Docker in NutShell Improve this page

Docker in NutShell

Docker is an open platform for developing, shipping, and running applications. Docker is designed to deliver your applications faster. With Docker you can separate your applications from your infrastructure.

Docker does this by combining kernel containerization features with workflows and tooling that help you manage and deploy your applications. At its core, Docker provides a way to run almost any application securely isolated in a container. The isolation and security allow you to run many containers simultaneously on your host.

Docker’s container-based platform allows for highly portable workloads. Docker containers can run on a developer’s local host, on physical or virtual machines in a data center, or in the Cloud.

What are the major Docker components?

Docker has two major components:

  • Docker Engine: the open source containerization platform.
  • Docker Hub: our Software-as-a-Service platform for sharing and managing Docker containers.

What is Docker’s architecture?

Docker uses a client-server architecture. The Docker client talks to the Docker daemon, which does the heavy lifting of building, running, and distributing your Docker containers. Both the Docker client and the daemon can run on the same system, or you can connect a Docker client to a remote Docker daemon.

How does a Docker image work?

We’ve already seen that Docker images are read-only templates from which Docker containers are launched. Each image consists of a series of layers. Docker makes use of union file systems to combine these layers into a single image. Union file systems allow files and directories of separate file systems, known as branches, to be transparently overlaid, forming a single coherent file system.

One of the reasons Docker is so lightweight is because of these layers. When you change a Docker image—for example, update an application to a new version— a new layer gets built. Thus, rather than replacing the whole image or entirely rebuilding, as you may do with a virtual machine, only that layer is added or updated. Now you don’t need to distribute a whole new image, just the update, making distributing Docker images faster and simpler.

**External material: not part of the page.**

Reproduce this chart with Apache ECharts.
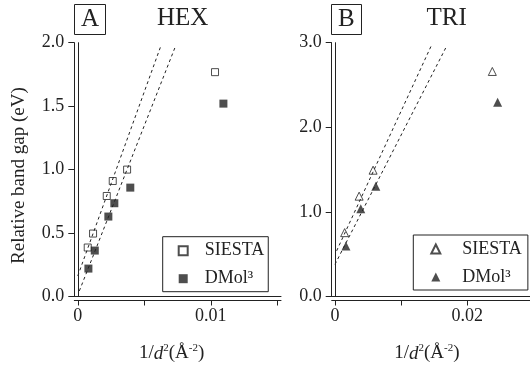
<!DOCTYPE html>
<html><head><meta charset="utf-8">
<script src="https://cdn.jsdelivr.net/npm/echarts@6/dist/echarts.min.js"></script>
<style>html,body{margin:0;padding:0;background:#fff}#c{width:530px;height:368px}</style>
</head><body><div id="c"></div>
<script>
// ---- data ----
const hexSiesta = [[0.00075,0.386],[0.00115,0.496],[0.00218,0.792],[0.00263,0.91],[0.00371,1.0],[0.01032,1.768]];
const hexDmol   = [[0.0008,0.22],[0.00128,0.362],[0.0023,0.63],[0.00275,0.735],[0.00395,0.858],[0.01095,1.52]];
const hexSiestaFit = [[0,0.162],[0.00626,1.978]];
const hexDmolFit   = [[0.00012,0.044],[0.00737,1.978]];
const triSiesta = [[0.00146,0.755],[0.00365,1.186],[0.00576,1.493],[0.0238,2.66]];
const triDmol   = [[0.00165,0.597],[0.0039,1.038],[0.00617,1.304],[0.0246,2.295]];
const triSiestaFit = [[0.00025,0.54],[0.01454,2.96]];
const triDmolFit   = [[0,0.38],[0.01689,2.96]];
const hexXTicks = [0,0.005,0.01,0.015];
const hexXLabels = [0,0.01];
const triXTicks = [0,0.01,0.02];
const triXLabels = [0,0.02];
const panelLetters = ['A','B'];
const panelNames = ['HEX','TRI'];
const legendNames = {hexSiesta:'SIESTA', hexDmol:'DMol³', triSiesta:'SIESTA', triDmol:'DMol³'};

const FONT = "'Liberation Serif','Times New Roman',serif";
const INK = '#222';
const chart = echarts.init(document.getElementById('c'), null, {renderer:'canvas'});

const sup = {fontSize:11, fontFamily:FONT, color:INK, verticalAlign:'top', lineHeight:12};
const xName = '{a|1/}{i|d}{s|2}{a|(Å}{s|-2}{a|)}';
const xNameStyle = (padR) => ({
  fontSize:19, fontFamily:FONT, color:INK, padding:[0,padR,0,0],
  rich:{a:{fontSize:19,fontFamily:FONT,color:INK,lineHeight:22},
        i:{fontSize:19,fontFamily:FONT,color:INK,fontStyle:'italic',lineHeight:22},
        s:sup}
});
const axLine = {show:true, lineStyle:{color:INK,width:1}};
const frameAxis = (extra) => Object.assign({
  axisLine:axLine, axisTick:{show:false}, axisLabel:{show:false}, splitLine:{show:false}
}, extra);
const fmtX = v => v===0 ? '0' : String(+v.toFixed(4));

const legendText = {fontSize:18, fontFamily:FONT, color:INK, lineHeight:20};
const legendFmt = name => legendNames[name];

const open = {color:'rgba(255,255,255,0)', borderColor:INK, borderWidth:1};
const filled = {color:INK, borderColor:INK, borderWidth:0};
const dash = {color:INK, width:1, type:[3,3]};

const option = {
  backgroundColor:'#fff',
  animation:false,
  textStyle:{fontFamily:FONT},
  title:[
    {text:panelLetters[0], left:74, top:4, borderWidth:1, borderColor:INK, padding:[3,7,3,7],
     textStyle:{fontSize:25,fontFamily:FONT,fontWeight:'normal',color:INK}},
    {text:panelNames[0], left:157, top:6, padding:0,
     textStyle:{fontSize:25,fontFamily:FONT,fontWeight:'normal',color:INK}},
    {text:panelLetters[1], left:331, top:4, borderWidth:1, borderColor:INK, padding:[3,7,3,7],
     textStyle:{fontSize:25,fontFamily:FONT,fontWeight:'normal',color:INK}},
    {text:panelNames[1], left:426.5, top:6, padding:0,
     textStyle:{fontSize:25,fontFamily:FONT,fontWeight:'normal',color:INK}}
  ],
  legend:[
    {data:['hexSiesta','hexDmol'], orient:'vertical', left:162.7, top:236.7,
     borderColor:INK, borderWidth:1, padding:[4,4,3,15], itemGap:8,
     itemWidth:9, itemHeight:9, formatter:legendFmt,
     textStyle:Object.assign({padding:[0,0,0,12]}, legendText)},
    {data:['triSiesta','triDmol'], orient:'vertical', left:413.3, top:235,
     borderColor:INK, borderWidth:1, padding:[4,6,3,17], itemGap:8,
     itemWidth:9, itemHeight:9, formatter:legendFmt,
     textStyle:Object.assign({padding:[0,0,0,17]}, legendText)}
  ],
  grid:[
    {left:74.3, top:42.7, width:206.7, height:254.6},
    {left:331.7, top:42.7, width:199.2, height:254.6}
  ],
  xAxis:[
    {type:'value', gridIndex:0, position:'bottom', min:-0.00026, max:0.01528, offset:4,
     axisLine:Object.assign({onZero:false},axLine),
     axisTick:{show:true, inside:false, length:5, customValues:hexXTicks, lineStyle:{color:INK}},
     axisLabel:{show:true, customValues:hexXLabels, fontSize:18, fontFamily:FONT, color:INK, margin:7, formatter:fmtX},
     splitLine:{show:false},
     name:xName, nameLocation:'middle', nameGap:42, nameTextStyle:xNameStyle(12)},
    frameAxis({type:'value', gridIndex:0, position:'top', min:-0.00026, max:0.01528}),
    {type:'value', gridIndex:1, position:'bottom', min:-0.0005, max:0.0295, offset:4,
     axisLine:Object.assign({onZero:false},axLine),
     axisTick:{show:true, inside:false, length:5, customValues:triXTicks, lineStyle:{color:INK}},
     axisLabel:{show:true, customValues:triXLabels, fontSize:18, fontFamily:FONT, color:INK, margin:7, formatter:fmtX},
     splitLine:{show:false},
     name:xName, nameLocation:'middle', nameGap:42, nameTextStyle:xNameStyle(8)},
    frameAxis({type:'value', gridIndex:1, position:'top', min:-0.0005, max:0.0295})
  ],
  yAxis:[
    {type:'value', gridIndex:0, position:'left', min:0, max:2, interval:0.5,
     axisLine:Object.assign({onZero:false},axLine),
     axisTick:{show:true, inside:false, length:6, lineStyle:{color:INK}},
     axisLabel:{fontSize:18, fontFamily:FONT, color:INK, margin:10, formatter:v=>v.toFixed(1)},
     splitLine:{show:false},
     name:'Relative band gap (eV)', nameLocation:'middle', nameGap:46,
     nameTextStyle:{fontSize:19, fontFamily:FONT, color:INK, padding:[0,12,0,0]}},
    frameAxis({type:'value', gridIndex:0, position:'right', min:0, max:2}),
    {type:'value', gridIndex:1, position:'left', min:0, max:3, interval:1,
     axisLine:Object.assign({onZero:false},axLine),
     axisTick:{show:true, inside:false, length:6, lineStyle:{color:INK}},
     axisLabel:{fontSize:18, fontFamily:FONT, color:INK, margin:10, formatter:v=>v.toFixed(1)},
     splitLine:{show:false}},
    frameAxis({type:'value', gridIndex:1, position:'right', min:0, max:3})
  ],
  series:[
    {name:'hexSiestaFit', type:'line', xAxisIndex:0, yAxisIndex:0, data:hexSiestaFit, symbol:'none', lineStyle:dash, z:1},
    {name:'hexDmolFit', type:'line', xAxisIndex:0, yAxisIndex:0, data:hexDmolFit, symbol:'none', lineStyle:dash, z:1},
    {name:'triSiestaFit', type:'line', xAxisIndex:2, yAxisIndex:2, data:triSiestaFit, symbol:'none', lineStyle:dash, z:1},
    {name:'triDmolFit', type:'line', xAxisIndex:2, yAxisIndex:2, data:triDmolFit, symbol:'none', lineStyle:dash, z:1},
    {name:'hexSiesta', type:'scatter', xAxisIndex:0, yAxisIndex:0, data:hexSiesta, symbol:'rect', symbolSize:7, itemStyle:open, z:3},
    {name:'hexDmol', type:'scatter', xAxisIndex:0, yAxisIndex:0, data:hexDmol, symbol:'rect', symbolSize:8, itemStyle:filled, z:3},
    {name:'triSiesta', type:'scatter', xAxisIndex:2, yAxisIndex:2, data:triSiesta, symbol:'triangle', symbolSize:8, itemStyle:open, z:3},
    {name:'triDmol', type:'scatter', xAxisIndex:2, yAxisIndex:2, data:triDmol, symbol:'triangle', symbolSize:9, itemStyle:filled, z:3}
  ]
};
chart.setOption(option);
</script></body></html>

Every image starts from a Base image, for example ubuntu, a base Ubuntu image, or fedora, a base Fedora image. You can also use images of your own as the basis for a new image.

Docker images are then built from these base images using a simple, descriptive set of steps we call instructions. Each instruction creates a new layer in our image. Instructions include actions like:

  • Run a command
  • Add a file or directory
  • Create an environment variable
  • What process to run when launching a container from this image

These instructions are stored in a file called a Dockerfile. A Dockerfile is a text based script that contains instructions and commands for building the image from the base image. Docker reads this Dockerfile when you request a build of an image, executes the instructions, and returns a final image.

# Base Image
FROM biocontainers/biocontainers:latest

# Metadata
LABEL base.image="biocontainers:latest"
LABEL version="3"
LABEL software="Comet"
LABEL software.version="2016012"
LABEL description="an open source tandem mass spectrometry sequence database search tool"
LABEL website=""
LABEL documentation=""
LABEL license=""
LABEL tags="Proteomics"

# Maintainer
MAINTAINER Felipe da Veiga Leprevost <[email protected]>

USER biodocker

RUN && \
  wget$ZIP -O /tmp/$ZIP && \
  unzip /tmp/$ZIP -d /home/biodocker/bin/Comet/ && \
  chmod -R 755 /home/biodocker/bin/Comet/* && \
  rm /tmp/$ZIP

RUN mv /home/biodocker/bin/Comet/comet_binaries_2016012/comet.2016012.linux.exe /home/biodocker/bin/Comet/comet

ENV PATH /home/biodocker/bin/Comet:$PATH

WORKDIR /data/

CMD ["comet"]

How does a container work?

A container consists of an operating system, user-added files, and meta-data. As we’ve seen, each container is built from an image. That image tells Docker what the container holds, what process to run when the container is launched, and a variety of other configuration data. The Docker image is read-only.

When Docker runs a container from an image, it adds a read-write layer on top of the image (using a union file system as we saw earlier) in which your application can then run.

When you run a container, either by using the docker binary or via the API, the Docker client tells the Docker daemon to run a container.

$ docker run -i -t ubuntu /bin/bash

The Docker Engine client is launched using the docker binary with the run option running a new container. The bare minimum the Docker client needs to tell the Docker daemon to run the container is:

What Docker image to build the container from, for example: ubuntu The command you want to run inside the container when it is launched, for example: /bin/bash

DockerHub Automated Builds

DockerHub provides limited resources for automated builds. Sometimes, depending on how your program compiles, you may end up having problems trying to build your image. Last time we checked, DockerHub is providing the following resources:

  • 2 hours
  • 2 GB RAM
  • 1 CPU
  • 30 GB Disk Space

If you want to containerize your software, make sure that you are not using more than provided or else the image will not be available through the Docker Registry.

How to avoid Timeouts

One of the problems are are facing with some images is the TimeOut error. This happens when the compilation time takes more than 2 hours. In order to avoid this, one strategy is to break your build in separate Dockerfile recipes, and then use the FROM command to import them.